La fusion symbolise ainsi un paradoxe contemporain : celui d’une humanité cherchant à dominer les forces cosmiques tout en peinant à maîtriser sa propre consommation.
📊 Données et tendances
- Le projet ITER (Cadarache) mobilise 35 nations et un budget dépassant 22 milliards d’euros.
- Le record du JET (Royaume-Uni, 2024) : 59 mégajoules d’énergie produits en 5 secondes — mais toujours en bilan énergétique négatif.
- Des startups privées, comme Helion Energy ou Commonwealth Fusion Systems, promettent des réacteurs opérationnels avant 2035, misant sur des innovations magnétiques et des algorithmes d’optimisation.
- Selon l’AIE, la fusion n’aurait d’impact significatif qu’après 2050 dans le meilleur des cas.
👉 Autrement dit, la fusion progresse vite… mais reste technologiquement, économiquement et temporellement hors de portée pour répondre à l’urgence climatique.
⚠️ Décryptage des biais
La fusion nucléaire fascine car elle incarne l’utopie énergétique absolue : la maîtrise de la puissance des étoiles, sans déchets, sans guerre, sans limites.
Mais cette vision nourrit plusieurs biais collectifs :
- Biais de promesse technologique — croire que chaque problème humain trouvera une solution technique, sans transformation culturelle ni sobriété.
- Biais de futurisme énergétique — remettre sans cesse la solution à demain, tout en repoussant les transitions possibles aujourd’hui.
- Biais de prestige scientifique — chaque annonce est valorisée pour son impact médiatique, plus que pour sa portée énergétique réelle.
Cette fuite vers l’avant ressemble à une quête prométhéenne : s’emparer du feu divin pour libérer l’humanité, au risque d’en oublier les limites.
🚀 Solutions et initiatives
Des approches plus modestes, mais plus ancrées dans le réel, émergent :
- L’énergie locale et décentralisée (solaire, éolien, hydraulique de proximité).
- Les innovations de stockage et de sobriété (réseaux intelligents, efficacité, réduction des pertes).
- Des projets de fusion alternative comme le stellarator Wendelstein 7-X, misant sur la stabilité plutôt que la puissance.
La véritable révolution pourrait ne pas être technologique, mais culturelle : apprendre à équilibrer puissance et sagesse, ambition et humilité, comme le suggérait déjà le cosmologue Hubert Reeves dans Patience dans l’azur.
📚 Porte d’entrée vers un savoir durable
Texte fondateur associé : Hubert Reeves – Patience dans l’azur (1981)
Reeves y invite à contempler la place minuscule de l’humanité dans le cosmos, et à mesurer la fragilité du vivant à l’échelle des étoiles.

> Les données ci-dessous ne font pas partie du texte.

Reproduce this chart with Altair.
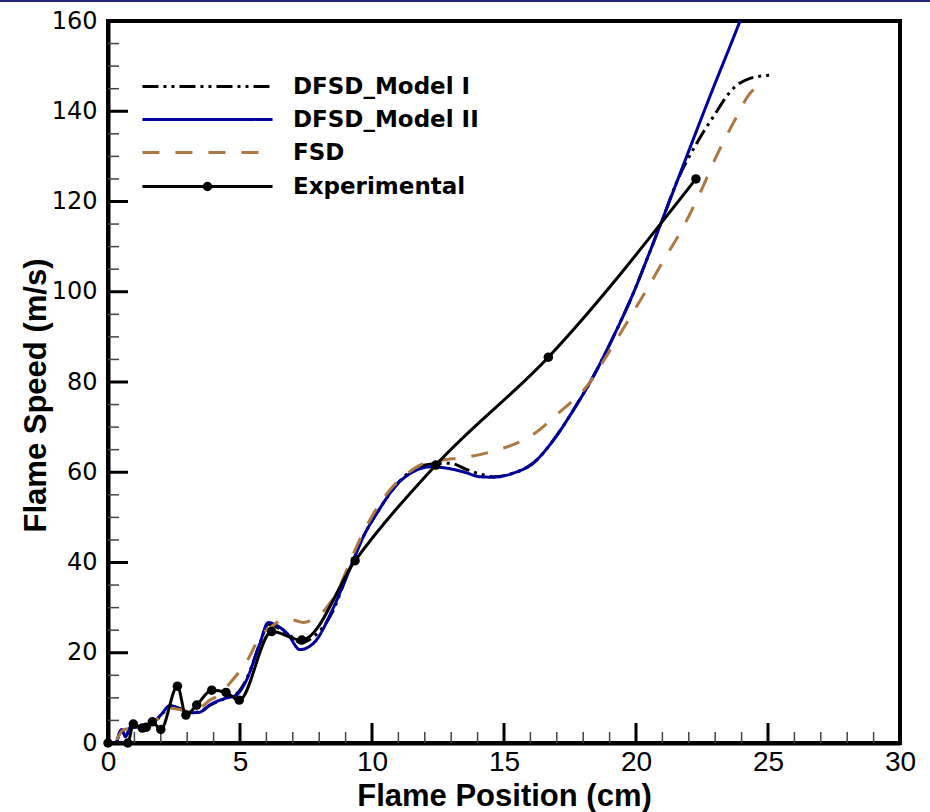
import altair as alt
import pandas as pd

# ---------------- data ----------------
exp_x = [0.0, 0.75, 0.96, 1.3, 1.45, 1.68, 2.0, 2.63, 2.95, 3.36, 3.93, 4.47, 4.97,
         6.2, 7.34, 9.36, 12.42, 16.68, 22.27]
exp_y = [0.0, 0.0, 4.2, 3.3, 3.5, 4.7, 3.0, 12.6, 6.2, 8.4, 11.7, 11.2, 9.5,
         24.7, 22.8, 40.4, 61.6, 85.5, 125.0]

m2_x = [0.34, 0.52, 0.66, 0.85, 1.1, 1.4, 1.7, 2.0, 2.35, 2.75, 3.1, 3.45, 3.9, 4.5,
        4.85, 5.25, 5.75, 6.07, 6.4, 6.8, 7.27, 7.8, 8.5, 9.04, 9.67, 10.3, 10.93,
        11.56, 12.2, 12.83, 13.46, 14.1, 14.6, 15.35, 16.1, 16.87, 17.63, 18.38,
        19.14, 19.9, 20.5, 21.0, 21.67, 22.8, 23.94, 24.3]
m2_y = [0.4, 3.0, 1.4, 3.5, 3.5, 3.8, 4.5, 6.2, 8.3, 7.5, 6.7, 6.8, 8.6, 10.0,
        10.6, 14.0, 22.0, 26.7, 26.0, 24.2, 20.7, 22.2, 29.5, 36.9, 45.7, 52.0, 57.2,
        60.1, 61.2, 60.9, 60.1, 59.0, 58.9, 59.8, 62.0, 67.1, 73.8, 81.2,
        90.0, 99.7, 108.5, 116.0, 126.2, 143.3, 160.0, 165.5]

m1_x = [0.34, 0.52, 0.66, 0.85, 1.1, 1.4, 1.7, 2.0, 2.35, 2.75, 3.1, 3.45, 3.9, 4.5,
        4.85, 5.25, 5.75, 6.07, 6.45, 6.9, 7.3, 7.8, 8.5, 9.04, 9.67, 10.3, 10.93,
        11.36, 12.2, 12.95, 13.59, 14.1, 14.6, 15.35, 16.1, 16.87, 17.63, 18.38,
        19.14, 19.9, 20.5, 21.0, 21.52, 22.3, 22.93, 23.69, 24.32, 25.08]
m1_y = [0.4, 2.8, 1.5, 3.4, 3.4, 3.8, 4.4, 6.0, 8.2, 7.6, 6.8, 6.9, 8.5, 10.0,
        10.8, 14.2, 22.0, 26.3, 25.5, 23.8, 22.2, 23.6, 29.0, 36.9, 45.7, 52.0, 57.2,
        59.8, 61.8, 62.0, 60.6, 59.6, 59.0, 59.8, 62.0, 67.1, 73.8, 81.2,
        90.0, 99.7, 108.5, 116.0, 124.0, 132.9, 138.8, 145.1, 147.3, 148.0]

fsd_x = [0.33, 0.58, 0.9, 1.3, 1.7, 2.0, 2.35, 2.79, 3.1, 3.5, 3.86, 4.12, 4.75,
         5.25, 5.76, 6.26, 6.64, 7.0, 7.4, 7.8, 8.22, 8.72, 9.04, 9.36, 9.92, 10.68,
         11.3, 11.82, 12.32, 13.2, 13.59, 14.72, 15.98, 17.12, 18.13, 18.95, 19.71,
         20.4, 21.1, 21.73, 22.42, 23.1, 23.75, 24.32, 24.45]
fsd_y = [0.7, 2.9, 3.3, 3.6, 4.5, 6.0, 7.7, 7.3, 6.9, 7.8, 9.5, 10.3, 14.2,
         18.0, 23.6, 26.1, 27.4, 27.3, 26.7, 27.5, 29.6, 34.0, 38.3, 42.8, 49.4, 56.1,
         59.5, 61.6, 62.3, 63.1, 63.4, 64.9, 67.9, 73.4, 79.0, 86.4, 93.7,
         100.4, 107.5, 113.7, 121.8, 130.7, 138.1, 144.0, 144.8]

series_names = ["DFSD_Model I", "DFSD_Model II", "FSD"]
exp_name = "Experimental"

x_labels = [0, 5, 10, 15, 20, 25, 30]
y_labels = [0, 20, 40, 60, 80, 100, 120, 140, 160]
x_major = [5, 10, 15, 20, 25]
x_minor = [1, 2, 3, 4, 6, 7, 8, 9, 11, 12, 13, 14, 16, 17, 18, 19, 21, 22, 23, 24,
           26, 27, 28, 29]
y_major = [20, 40, 60, 80, 100, 120, 140]
y_minor = [5, 10, 15, 25, 30, 35, 45, 50, 55, 65, 70, 75, 85, 90, 95, 105, 110, 115,
           125, 130, 135, 145, 150, 155]

# ---------------- tables ----------------
models = pd.concat([
    pd.DataFrame({"x": m1_x, "y": m1_y, "series": series_names[0]}),
    pd.DataFrame({"x": m2_x, "y": m2_y, "series": series_names[1]}),
    pd.DataFrame({"x": fsd_x, "y": fsd_y, "series": series_names[2]}),
], ignore_index=True)
exp_df = pd.DataFrame({"x": exp_x, "y": exp_y, "src": exp_name})

# ---------------- styles ----------------
W, H = 792, 722
SANS = "Liberation Sans"
colors = ["#000000", "#00009c", "#ad7842"]
dashes = [[16, 5, 3, 5, 3, 5], [1, 0], [17, 16]]

xscale = alt.Scale(domain=[0, 30], nice=False, zero=False)
yscale = alt.Scale(domain=[0, 160], nice=False, zero=False)

x_axis = alt.Axis(values=x_labels, ticks=False, tickSize=0, grid=False,
                  domainColor="black", domainWidth=4,
                  labelFont=SANS, labelFontSize=28, labelColor="black",
                  labelBaseline="alphabetic", labelPadding=27,
                  labelFlush=False, labelOverlap=False,
                  title="Flame Position (cm)", titleFont=SANS, titleFontSize=31,
                  titleFontWeight="bold", titleColor="black",
                  titleBaseline="alphabetic", titleY=62, titleX=W / 2)
y_axis = alt.Axis(values=y_labels, ticks=False, tickSize=0, grid=False,
                  domainColor="black", domainWidth=4,
                  labelFont="DejaVu Sans", labelFontSize=24,
                  labelColor="black", labelPadding=11, labelFlush=False,
                  labelOverlap=False, title="Flame Speed (m/s)", titleFont=SANS,
                  titleFontSize=31, titleFontWeight="bold", titleColor="black",
                  titleAngle=270, titleBaseline="alphabetic", titleAlign="center",
                  titleX=-63, titleY=374)

legend_common = dict(title=None, orient="none", padding=0, symbolSize=470,
                     symbolStrokeWidth=3, labelFont="DejaVu Sans", labelFontSize=23,
                     labelFontWeight="bold", labelColor="black", labelOffset=73,
                     labelLimit=500, rowPadding=8)
leg_models = alt.Legend(legendX=87, legendY=53, symbolType="M-6,0L6,0",
                        **legend_common)
leg_exp = alt.Legend(legendX=87, legendY=153, symbolFillColor="black",
                     symbolType="M-6,0L6,0M-0.3,0A0.3,0.3 0 1 0 0.3,0A0.3,0.3 0 1 0 -0.3,0Z",
                     **legend_common)

X = lambda f: alt.X(f, scale=xscale, axis=x_axis)
Y = lambda f: alt.Y(f, scale=yscale, axis=y_axis)

# ---------------- layers ----------------
def xticks(vals, length, width, color):
    return alt.Chart(pd.DataFrame({"v": vals})).mark_rule(
        strokeWidth=width, color=color).encode(
        x=X("v:Q"), y=alt.value(H), y2=alt.value(H - length))

def yticks(vals, length, width, color):
    return alt.Chart(pd.DataFrame({"v": vals})).mark_rule(
        strokeWidth=width, color=color).encode(
        y=Y("v:Q"), x=alt.value(0), x2=alt.value(length))

model_lines = alt.Chart(models).mark_line(
    interpolate="monotone", strokeWidth=3, clip=True).encode(
    x=X("x:Q"),
    y=Y("y:Q"),
    color=alt.Color("series:N", scale=alt.Scale(domain=series_names, range=colors),
                    legend=leg_models),
    strokeDash=alt.StrokeDash("series:N",
                              scale=alt.Scale(domain=series_names, range=dashes),
                              legend=leg_models),
    order="x:Q",
)

ticks = alt.layer(
    xticks(x_minor, 11, 1.5, "#444444"),
    xticks(x_major, 20, 3, "black"),
    yticks(y_minor, 11, 1.5, "#444444"),
    yticks(y_major, 20, 3, "black"),
)

top_band = alt.Chart(pd.DataFrame({"v": [0]})).mark_rule(
    color="#26267a", strokeWidth=2).encode(
    x=alt.value(-108), x2=alt.value(W + 30), y=alt.value(-20))

exp_line = alt.Chart(exp_df).mark_line(
    interpolate="monotone", strokeWidth=3).encode(
    x=X("x:Q"),
    y=Y("y:Q"),
    color=alt.Color("src:N", scale=alt.Scale(domain=[exp_name], range=["black"]),
                    legend=leg_exp),
    order="x:Q",
)

exp_pts = alt.Chart(exp_df).mark_circle(size=90, opacity=1, color="black").encode(
    x=X("x:Q"),
    y=Y("y:Q"),
)

chart = alt.layer(
    ticks, top_band, model_lines, exp_line, exp_pts
).resolve_scale(
    color="independent", strokeDash="independent"
).properties(
    width=W, height=H,
    autosize=alt.AutoSizeParams(type="none"),
    padding={"left": 108, "top": 21, "right": 30, "bottom": 69},
).configure(
    background="white"
).configure_view(
    stroke="black", strokeWidth=4
)

chart.save("out.html", embed_options={"renderer": "svg", "actions": False})
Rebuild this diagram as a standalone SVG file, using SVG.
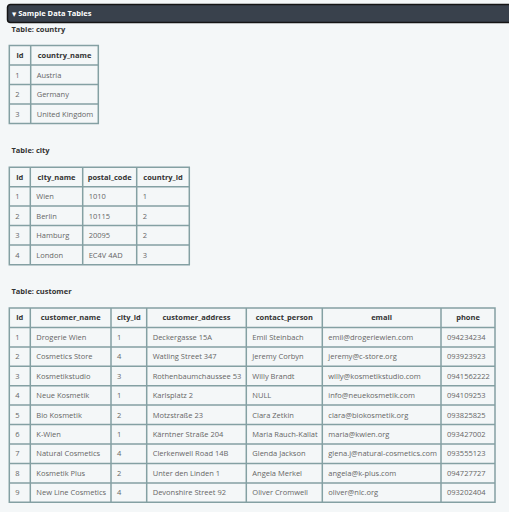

→ Ce texte éclaire la fusion nucléaire d’un autre angle : non comme une conquête, mais comme une résonance cosmique — la tentative de l’homme d’imiter les étoiles sans se souvenir qu’il en est lui-même le produit.
🌱 Relie au Sentier du Savoir
Étape 4 – Comprendre les systèmes complexes
Apprendre à penser les interactions entre énergie, matière, information et conscience.
Comprendre que chaque innovation technique agit comme une onde dans un système interdépendant.
Exercice proposé :
En quoi la promesse d’une énergie « propre » peut-elle nous aveugler ?
Tentez de formuler deux perspectives :
- celle du scientifique convaincu par la fusion,
- celle du philosophe qui y voit un nouveau mythe de démesure.
📝 Conclusion
La fusion nucléaire n’est pas seulement une technologie : c’est un miroir de notre époque.
Elle révèle notre besoin de puissance, notre fascination pour la maîtrise, mais aussi notre difficulté à penser la limite.
Entre promesse et mirage, elle incarne la tension fondamentale du XXIᵉ siècle :
produire sans détruire, progresser sans s’aveugler.
Et peut-être qu’en apprenant à observer les étoiles avec patience, nous comprendrons mieux comment habiter la Terre avec mesure.